Dong’s writings include cultural reviews and essays. One of his essay collections, “Sketches” (白描), won the Hong Kong Biennial Awards for Chinese Literature.
The writer is well-known for his elegant prose. In 2019, he received the Hua Zong Literature Award (馬來西亞花踪文學獎) by “Sin Chew Daily” (星洲日報). He also has many loyal readers in Hong Kong, China and Taiwan.
The organizers will arrange two large lectures by Dong on May 30 and 31. Taiwanese writers Yang Zhao (楊照), Yang Ze (楊澤), Tsai Shi-ping (蔡詩萍), and Hsu Kuo-neng (徐國能) will give talks with him. Readers can also watch a live stream of the Hong Kong essayist on May 29.
Taipei Literature Film Festival
Photo from DOCA
Taipei Literature Film Festival curator Kelly Yang.
The highlight of this year’s event is the Taipei Literature Film Festival. It features the works of Japanese filmmaker Terayama Shuji (寺山修司) and Austrian filmmaker Peter Handke. The event will kick off at the SPOT-Taipei Film House from May 22 through June 4.
Poet, photographer, playwright, and avant-garde filmmaker, Terayama Shuji was considered infamous yet ubiquitous in the late 1960s and 1970s in Japan. He still remains unforgettable there today.
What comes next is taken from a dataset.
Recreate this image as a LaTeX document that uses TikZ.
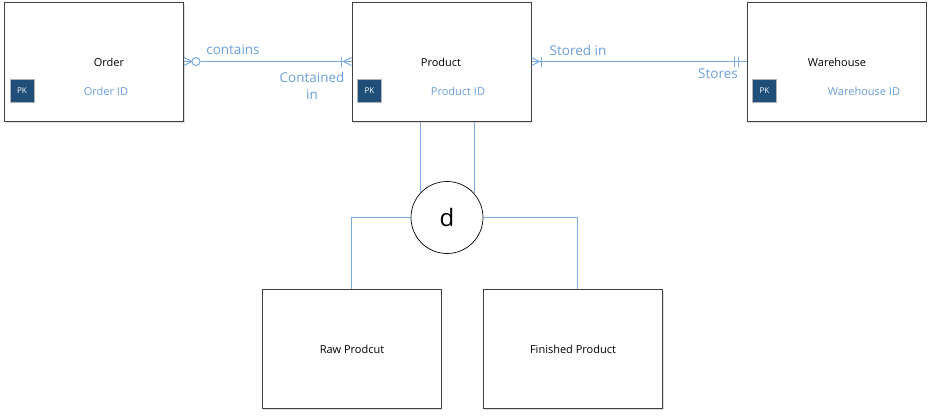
\documentclass[tikz,border=0pt]{standalone}
\usepackage{fontspec}
\setmainfont{Open Sans}
\usetikzlibrary{calc,shadows}
\definecolor{relblue}{HTML}{7AABE2}
\definecolor{lblblue}{HTML}{6A9FDA}
\definecolor{pkfill}{HTML}{1F4E79}
\definecolor{boxline}{HTML}{404040}
\begin{document}
\begin{tikzpicture}[x=1pt,y=-1pt,
  entity/.style={draw=boxline,line width=1pt,fill=white,minimum width=179pt,minimum height=119pt,inner sep=0pt,
    drop shadow={shadow xshift=1pt,shadow yshift=-1.5pt,opacity=0.25}},
  ttl/.style={font=\fontsize{11}{13}\selectfont,text=black,inner sep=0pt},
  attr/.style={font=\fontsize{11}{13}\selectfont,text=lblblue,inner sep=0pt},
  pk/.style={draw=gray!60,fill=pkfill,minimum width=24pt,minimum height=23pt,inner sep=0pt,text=white,font=\fontsize{8}{9}\selectfont},
  lbl/.style={font=\fontsize{13.5}{17}\selectfont,text=lblblue,inner sep=0pt},
  rel/.style={draw=relblue,line width=1pt},
  isa/.style={draw=relblue,line width=1pt}]
\useasboundingbox (0,0) rectangle (932,416);
% entities
\node[entity] (order) at (94,61.5) {};
\node[entity] (product) at (441.5,61.5) {};
\node[entity] (warehouse) at (836.5,61.5) {};
\node[entity] (raw) at (351.5,348.5) {};
\node[entity] (fin) at (573,348.5) {};
% texts
\node[ttl] (ordert) at (109,62) {Order};
\node[pk] (orderpk) at (22,90.5) {PK};
\node[attr] (orderid) at (106,91) {Order ID};
\node[ttl] (productt) at (441,62) {Product};
\node[pk] (productpk) at (369.5,90.5) {PK};
\node[attr] (productid) at (458,91) {Product ID};
\node[ttl] (warehouset) at (837,62) {Warehouse};
\node[pk] (warehousepk) at (764.5,90.5) {PK};
\node[attr] (warehouseid) at (864,91) {Warehouse ID};
\node[ttl] (rawt) at (352,349) {Raw Prodcut};
\node[ttl] (fint) at (573,349) {Finished Product};
% relationship Order - Product
\draw[rel] ($(order.east)+(16,0)$) -- (product.west);
\draw[rel] (order.east) -- ++(8,0);
\draw[rel] ($(order.east)+(8,0)$) -- ($(order.east)+(0,-4)$);
\draw[rel] ($(order.east)+(8,0)$) -- ($(order.east)+(0,4)$);
\draw[rel,fill=white] ($(order.east)+(12,0)$) circle[radius=4];
\draw[rel] ($(product.west)+(-8,0)$) -- ($(product.west)+(0,-4)$);
\draw[rel] ($(product.west)+(-8,0)$) -- ($(product.west)+(0,4)$);
\draw[rel] ($(product.west)+(-10,-5)$) -- ($(product.west)+(-10,5)$);
\node[lbl] (contains) at (233,50) {contains};
\node[lbl,align=center] (containedin) at (312,85.5) {Contained\\in};
% relationship Product - Warehouse
\draw[rel] (product.east) -- (warehouse.west);
\draw[rel] ($(product.east)+(8,0)$) -- ($(product.east)+(0,-4)$);
\draw[rel] ($(product.east)+(8,0)$) -- ($(product.east)+(0,4)$);
\draw[rel] ($(product.east)+(10,-5)$) -- ($(product.east)+(10,5)$);
\draw[rel] ($(warehouse.west)+(-8,-5)$) -- ($(warehouse.west)+(-8,5)$);
\draw[rel] ($(warehouse.west)+(-12,-5)$) -- ($(warehouse.west)+(-12,5)$);
\node[lbl] (storedin) at (578,50) {Stored in};
\node[lbl] (stores) at (718,74) {Stores};
% disjoint specialization
\node[draw=black,line width=0.7pt,circle,minimum size=72pt,inner sep=0pt,fill=white,font=\fontsize{24}{26}\selectfont] (d) at (447,217.5) {d};
\draw[isa] (d.136 |- product.south) -- (d.136);
\draw[isa] (d.42 |- product.south) -- (d.42);
\draw[isa] (d.west) -| (raw.north);
\draw[isa] (d.east) -| ([xshift=4pt]fin.north);
\end{tikzpicture}
\end{document}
In 1967, the director founded his experimental theater troupe Tenjo Sajiki (天井棧敷). The troupe became known for its provocative, erotic and political productions. It remained active until Terayama’s death in 1983.
In 1970, his first feature length film “The Emperor Tomato Ketchup” (番茄醬皇帝) shocked the world with graphic images of a kid’s revolt with Nazi themes. One year later, another film “Throw Away Your Books, Let’s Go into the Streets” (丟掉書本到街上) explored Japan’s growing materialism.
All of Terayama’s works were interconnected. He quoted his own poems in his movies. His foray into mainstream genre filmmaking was Boxer (1977). It drew on Terayama’s sports commentaries and featured a number of real-life champs.
Peter Handke is an Austrian novelist, playwright, translator, poet, screenwriter, and film director. His noted works include “The Hornets” (1966), “Offending the Audience and Other Spoken Plays” (1966), “The Left-Handed Woman” (1976), “Across” (1983), “My Year in the No-Man’s-Bay” (1994), and “Kali” (2007).
In 2019, Handke was awarded the Nobel Prize in Literature “for an influential work that with linguistic ingenuity has explored the periphery and the specificity of human experience.”